Actually, the ring is white gold, just barely the thickness of a nickel. And it is lovely, if you look close. The back of the band, the part people don’t see, is squarish—a couple millimeters thick and wide. The front of the band flattens into a ribbon. It’s thinner but wider, and the flattest part is crimped into a neat V-shape that nestles perfectly under the small marquis-cut diamond of the engagement ring. I don’t wear the diamond. It’s too obviously an engagement ring, just the kind a young sensible football coach buys for his very young, very sensible girlfriend.
I wear the ring on the middle ringer of my left hand, where it fits best. Because my knuckles are so much wider than the rest of my finger, it still turns loosely. Several times a day I rotate it so the V is in the center. And then I hold my hand out in that distinctly feminine gesture of admiration. I like how smoothly it goes from square to flat, back to front, how the point of the V is, if you look down the barrel of the finger, the very widest part.

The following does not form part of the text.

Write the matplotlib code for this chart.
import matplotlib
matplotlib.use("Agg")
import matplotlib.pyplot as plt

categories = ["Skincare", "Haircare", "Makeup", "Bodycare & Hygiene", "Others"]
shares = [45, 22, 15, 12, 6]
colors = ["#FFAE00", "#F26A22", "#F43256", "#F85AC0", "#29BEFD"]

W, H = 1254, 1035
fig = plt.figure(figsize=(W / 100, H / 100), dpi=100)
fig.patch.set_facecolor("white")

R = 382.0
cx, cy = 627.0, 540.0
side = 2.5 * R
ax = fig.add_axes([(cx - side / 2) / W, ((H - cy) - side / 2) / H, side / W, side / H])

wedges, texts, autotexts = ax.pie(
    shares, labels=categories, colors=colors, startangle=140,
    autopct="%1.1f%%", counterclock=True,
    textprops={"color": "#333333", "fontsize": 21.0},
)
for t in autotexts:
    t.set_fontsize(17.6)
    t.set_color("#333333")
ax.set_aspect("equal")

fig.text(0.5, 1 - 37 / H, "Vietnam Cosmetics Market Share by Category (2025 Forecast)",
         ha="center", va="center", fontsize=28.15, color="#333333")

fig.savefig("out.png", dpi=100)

Sometimes I think I wear her ring because I want to be the person it promised I could. When I wear it, I feel virtuous—better than I actually am. With the band on my finger, it is easier, somehow, to trust in the way things are and worry less about the trajectory of my life and the lives of the people I love. When they exchanged vows, the cheerleader and the football coach imagined a very good, hard working, happy life for themselves. And even if what they imagined was only true for a while, it was true. It is a lucky thing to come from people who were so genuinely unburdened by cynicism. I like the ring’s promise of happiness. Even if that happiness was finite, I like knowing it happened.